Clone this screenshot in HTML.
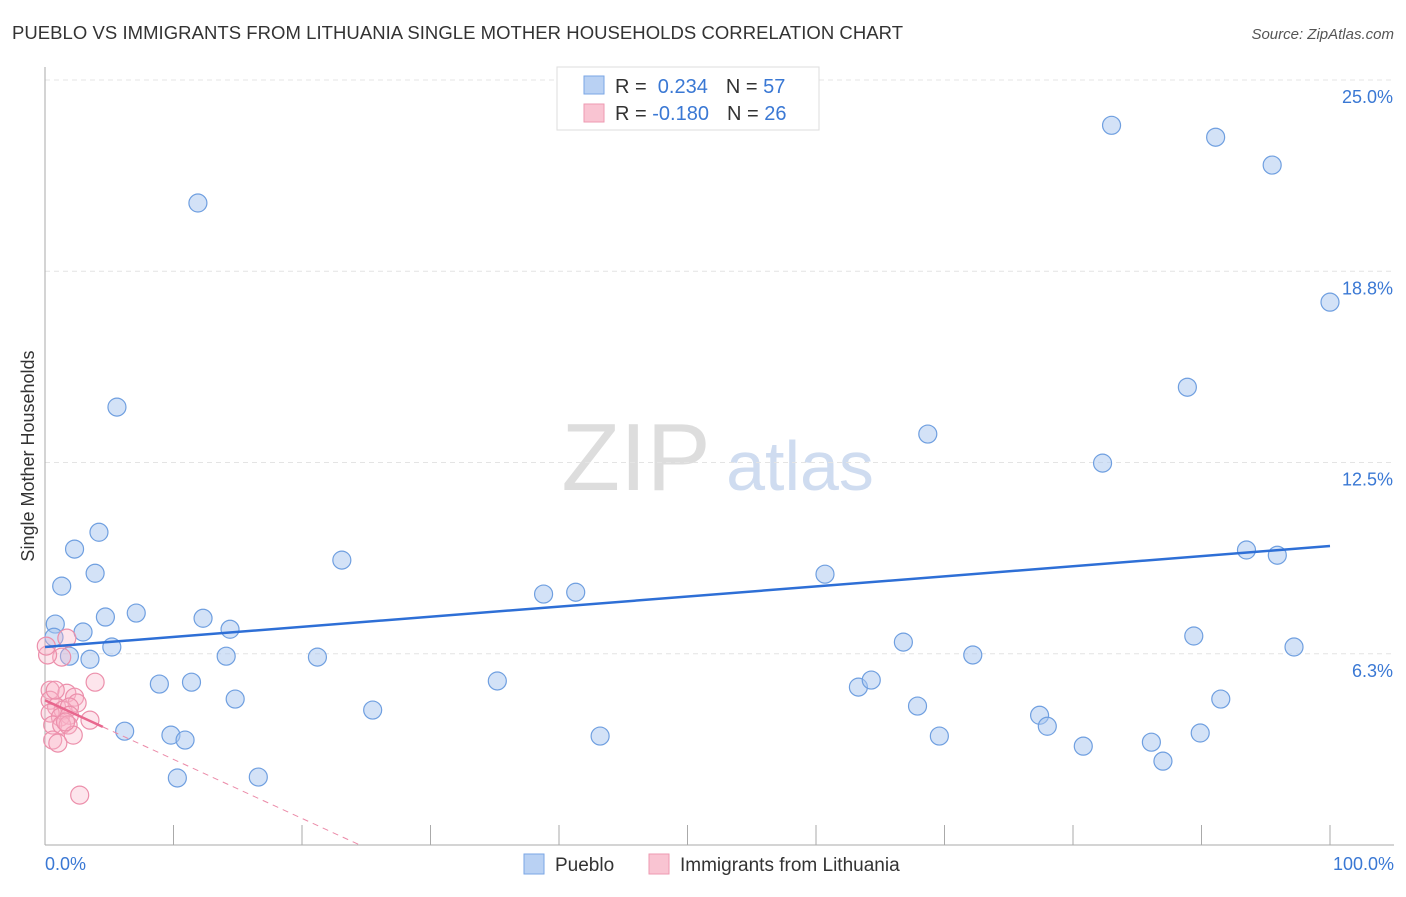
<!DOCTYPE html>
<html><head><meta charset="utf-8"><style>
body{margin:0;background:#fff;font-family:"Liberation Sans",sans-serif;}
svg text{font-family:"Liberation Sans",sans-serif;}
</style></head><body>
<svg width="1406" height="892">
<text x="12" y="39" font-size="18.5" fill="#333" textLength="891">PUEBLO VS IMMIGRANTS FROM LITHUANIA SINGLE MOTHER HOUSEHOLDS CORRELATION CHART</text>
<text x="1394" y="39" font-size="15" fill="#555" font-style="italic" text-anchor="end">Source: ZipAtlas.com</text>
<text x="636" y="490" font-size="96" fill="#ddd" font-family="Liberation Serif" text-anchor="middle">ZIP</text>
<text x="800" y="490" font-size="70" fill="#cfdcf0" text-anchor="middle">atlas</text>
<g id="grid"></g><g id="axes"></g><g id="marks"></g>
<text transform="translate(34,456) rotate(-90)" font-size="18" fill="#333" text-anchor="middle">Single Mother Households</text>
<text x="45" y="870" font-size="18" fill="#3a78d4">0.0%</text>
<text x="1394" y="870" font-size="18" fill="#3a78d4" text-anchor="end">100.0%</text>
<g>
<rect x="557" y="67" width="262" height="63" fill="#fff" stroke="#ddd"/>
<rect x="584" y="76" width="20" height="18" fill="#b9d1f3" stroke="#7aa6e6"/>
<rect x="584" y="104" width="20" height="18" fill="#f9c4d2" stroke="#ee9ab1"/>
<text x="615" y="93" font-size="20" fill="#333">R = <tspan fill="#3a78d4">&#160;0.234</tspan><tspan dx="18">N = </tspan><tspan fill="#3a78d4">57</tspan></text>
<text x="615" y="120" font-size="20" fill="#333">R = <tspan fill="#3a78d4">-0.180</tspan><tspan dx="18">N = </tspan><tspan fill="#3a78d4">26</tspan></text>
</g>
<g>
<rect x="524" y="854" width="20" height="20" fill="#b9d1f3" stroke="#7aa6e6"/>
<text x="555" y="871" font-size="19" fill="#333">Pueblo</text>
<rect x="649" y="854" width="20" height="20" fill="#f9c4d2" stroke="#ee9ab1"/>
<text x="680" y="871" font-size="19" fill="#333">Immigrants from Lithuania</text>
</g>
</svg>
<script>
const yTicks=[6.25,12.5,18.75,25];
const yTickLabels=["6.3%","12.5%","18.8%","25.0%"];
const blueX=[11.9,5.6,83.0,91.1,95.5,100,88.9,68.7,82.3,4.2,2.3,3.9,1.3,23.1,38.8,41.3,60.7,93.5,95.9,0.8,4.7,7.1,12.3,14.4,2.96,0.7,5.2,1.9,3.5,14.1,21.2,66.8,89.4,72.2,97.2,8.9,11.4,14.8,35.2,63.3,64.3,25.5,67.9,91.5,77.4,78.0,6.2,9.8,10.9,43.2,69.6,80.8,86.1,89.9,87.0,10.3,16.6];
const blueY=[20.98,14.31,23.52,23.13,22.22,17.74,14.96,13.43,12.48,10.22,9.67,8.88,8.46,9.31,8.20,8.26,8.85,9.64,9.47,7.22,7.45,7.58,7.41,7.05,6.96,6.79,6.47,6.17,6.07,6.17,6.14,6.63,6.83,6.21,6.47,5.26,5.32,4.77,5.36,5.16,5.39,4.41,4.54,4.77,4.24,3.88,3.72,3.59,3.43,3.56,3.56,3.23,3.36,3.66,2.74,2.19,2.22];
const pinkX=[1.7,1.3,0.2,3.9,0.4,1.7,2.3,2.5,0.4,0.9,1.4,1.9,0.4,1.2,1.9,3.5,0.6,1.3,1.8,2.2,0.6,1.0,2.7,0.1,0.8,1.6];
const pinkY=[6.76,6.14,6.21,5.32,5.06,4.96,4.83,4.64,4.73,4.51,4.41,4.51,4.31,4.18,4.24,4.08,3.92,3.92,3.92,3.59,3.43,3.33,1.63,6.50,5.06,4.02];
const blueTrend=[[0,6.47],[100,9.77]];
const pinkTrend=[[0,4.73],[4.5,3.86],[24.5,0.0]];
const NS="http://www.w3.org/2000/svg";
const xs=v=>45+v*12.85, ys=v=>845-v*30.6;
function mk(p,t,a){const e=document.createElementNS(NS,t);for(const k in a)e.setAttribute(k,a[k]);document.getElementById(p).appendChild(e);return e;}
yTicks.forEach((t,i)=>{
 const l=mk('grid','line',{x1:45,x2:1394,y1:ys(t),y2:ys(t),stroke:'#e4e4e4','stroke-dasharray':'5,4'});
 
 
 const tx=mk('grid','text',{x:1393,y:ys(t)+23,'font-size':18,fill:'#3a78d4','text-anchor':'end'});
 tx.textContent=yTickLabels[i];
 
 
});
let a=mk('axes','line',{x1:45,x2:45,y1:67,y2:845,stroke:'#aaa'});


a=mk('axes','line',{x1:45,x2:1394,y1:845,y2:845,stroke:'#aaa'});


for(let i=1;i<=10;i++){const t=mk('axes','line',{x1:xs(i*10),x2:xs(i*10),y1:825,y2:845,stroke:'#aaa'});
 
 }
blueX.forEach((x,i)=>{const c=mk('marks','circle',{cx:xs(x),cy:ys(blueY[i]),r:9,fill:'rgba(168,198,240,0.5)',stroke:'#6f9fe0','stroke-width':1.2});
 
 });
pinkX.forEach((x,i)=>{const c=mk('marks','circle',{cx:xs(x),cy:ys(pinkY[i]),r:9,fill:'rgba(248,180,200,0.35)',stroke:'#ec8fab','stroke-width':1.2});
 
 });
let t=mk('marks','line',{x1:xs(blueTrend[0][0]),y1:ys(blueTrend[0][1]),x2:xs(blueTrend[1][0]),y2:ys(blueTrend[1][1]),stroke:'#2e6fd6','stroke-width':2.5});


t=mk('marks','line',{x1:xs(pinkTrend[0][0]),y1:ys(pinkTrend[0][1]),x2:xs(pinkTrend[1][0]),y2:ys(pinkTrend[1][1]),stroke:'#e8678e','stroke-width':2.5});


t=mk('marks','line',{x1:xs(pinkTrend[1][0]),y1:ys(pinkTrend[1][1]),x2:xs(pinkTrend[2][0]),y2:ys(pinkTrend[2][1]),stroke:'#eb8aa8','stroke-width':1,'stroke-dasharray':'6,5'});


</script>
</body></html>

◇ ◇ ◇ ◇ ◇

Reproduce the data verbatim. Do not carry any picture into the copy.

_ANSWER FOR THIS EXERCISE_.
Clone this screenshot in HTML.
<!DOCTYPE html>
<html><head><meta charset="utf-8"><style>
body{margin:0;background:#fff;font-family:"Liberation Sans",sans-serif;}
svg text{font-family:"Liberation Sans",sans-serif;}
</style></head><body>
<svg width="1406" height="892">
<text x="12" y="39" font-size="18.5" fill="#333" textLength="891">PUEBLO VS IMMIGRANTS FROM LITHUANIA SINGLE MOTHER HOUSEHOLDS CORRELATION CHART</text>
<text x="1394" y="39" font-size="15" fill="#555" font-style="italic" text-anchor="end">Source: ZipAtlas.com</text>
<text x="636" y="490" font-size="96" fill="#ddd" font-family="Liberation Serif" text-anchor="middle">ZIP</text>
<text x="800" y="490" font-size="70" fill="#cfdcf0" text-anchor="middle">atlas</text>
<g id="grid"></g><g id="axes"></g><g id="marks"></g>
<text transform="translate(34,456) rotate(-90)" font-size="18" fill="#333" text-anchor="middle">Single Mother Households</text>
<text x="45" y="870" font-size="18" fill="#3a78d4">0.0%</text>
<text x="1394" y="870" font-size="18" fill="#3a78d4" text-anchor="end">100.0%</text>
<g>
<rect x="557" y="67" width="262" height="63" fill="#fff" stroke="#ddd"/>
<rect x="584" y="76" width="20" height="18" fill="#b9d1f3" stroke="#7aa6e6"/>
<rect x="584" y="104" width="20" height="18" fill="#f9c4d2" stroke="#ee9ab1"/>
<text x="615" y="93" font-size="20" fill="#333">R = <tspan fill="#3a78d4">&#160;0.234</tspan><tspan dx="18">N = </tspan><tspan fill="#3a78d4">57</tspan></text>
<text x="615" y="120" font-size="20" fill="#333">R = <tspan fill="#3a78d4">-0.180</tspan><tspan dx="18">N = </tspan><tspan fill="#3a78d4">26</tspan></text>
</g>
<g>
<rect x="524" y="854" width="20" height="20" fill="#b9d1f3" stroke="#7aa6e6"/>
<text x="555" y="871" font-size="19" fill="#333">Pueblo</text>
<rect x="649" y="854" width="20" height="20" fill="#f9c4d2" stroke="#ee9ab1"/>
<text x="680" y="871" font-size="19" fill="#333">Immigrants from Lithuania</text>
</g>
</svg>
<script>
const yTicks=[6.25,12.5,18.75,25];
const yTickLabels=["6.3%","12.5%","18.8%","25.0%"];
const blueX=[11.9,5.6,83.0,91.1,95.5,100,88.9,68.7,82.3,4.2,2.3,3.9,1.3,23.1,38.8,41.3,60.7,93.5,95.9,0.8,4.7,7.1,12.3,14.4,2.96,0.7,5.2,1.9,3.5,14.1,21.2,66.8,89.4,72.2,97.2,8.9,11.4,14.8,35.2,63.3,64.3,25.5,67.9,91.5,77.4,78.0,6.2,9.8,10.9,43.2,69.6,80.8,86.1,89.9,87.0,10.3,16.6];
const blueY=[20.98,14.31,23.52,23.13,22.22,17.74,14.96,13.43,12.48,10.22,9.67,8.88,8.46,9.31,8.20,8.26,8.85,9.64,9.47,7.22,7.45,7.58,7.41,7.05,6.96,6.79,6.47,6.17,6.07,6.17,6.14,6.63,6.83,6.21,6.47,5.26,5.32,4.77,5.36,5.16,5.39,4.41,4.54,4.77,4.24,3.88,3.72,3.59,3.43,3.56,3.56,3.23,3.36,3.66,2.74,2.19,2.22];
const pinkX=[1.7,1.3,0.2,3.9,0.4,1.7,2.3,2.5,0.4,0.9,1.4,1.9,0.4,1.2,1.9,3.5,0.6,1.3,1.8,2.2,0.6,1.0,2.7,0.1,0.8,1.6];
const pinkY=[6.76,6.14,6.21,5.32,5.06,4.96,4.83,4.64,4.73,4.51,4.41,4.51,4.31,4.18,4.24,4.08,3.92,3.92,3.92,3.59,3.43,3.33,1.63,6.50,5.06,4.02];
const blueTrend=[[0,6.47],[100,9.77]];
const pinkTrend=[[0,4.73],[4.5,3.86],[24.5,0.0]];
const NS="http://www.w3.org/2000/svg";
const xs=v=>45+v*12.85, ys=v=>845-v*30.6;
function mk(p,t,a){const e=document.createElementNS(NS,t);for(const k in a)e.setAttribute(k,a[k]);document.getElementById(p).appendChild(e);return e;}
yTicks.forEach((t,i)=>{
 const l=mk('grid','line',{x1:45,x2:1394,y1:ys(t),y2:ys(t),stroke:'#e4e4e4','stroke-dasharray':'5,4'});
 
 
 const tx=mk('grid','text',{x:1393,y:ys(t)+23,'font-size':18,fill:'#3a78d4','text-anchor':'end'});
 tx.textContent=yTickLabels[i];
 
 
});
let a=mk('axes','line',{x1:45,x2:45,y1:67,y2:845,stroke:'#aaa'});


a=mk('axes','line',{x1:45,x2:1394,y1:845,y2:845,stroke:'#aaa'});


for(let i=1;i<=10;i++){const t=mk('axes','line',{x1:xs(i*10),x2:xs(i*10),y1:825,y2:845,stroke:'#aaa'});
 
 }
blueX.forEach((x,i)=>{const c=mk('marks','circle',{cx:xs(x),cy:ys(blueY[i]),r:9,fill:'rgba(168,198,240,0.5)',stroke:'#6f9fe0','stroke-width':1.2});
 
 });
pinkX.forEach((x,i)=>{const c=mk('marks','circle',{cx:xs(x),cy:ys(pinkY[i]),r:9,fill:'rgba(248,180,200,0.35)',stroke:'#ec8fab','stroke-width':1.2});
 
 });
let t=mk('marks','line',{x1:xs(blueTrend[0][0]),y1:ys(blueTrend[0][1]),x2:xs(blueTrend[1][0]),y2:ys(blueTrend[1][1]),stroke:'#2e6fd6','stroke-width':2.5});


t=mk('marks','line',{x1:xs(pinkTrend[0][0]),y1:ys(pinkTrend[0][1]),x2:xs(pinkTrend[1][0]),y2:ys(pinkTrend[1][1]),stroke:'#e8678e','stroke-width':2.5});


t=mk('marks','line',{x1:xs(pinkTrend[1][0]),y1:ys(pinkTrend[1][1]),x2:xs(pinkTrend[2][0]),y2:ys(pinkTrend[2][1]),stroke:'#eb8aa8','stroke-width':1,'stroke-dasharray':'6,5'});


</script>
</body></html>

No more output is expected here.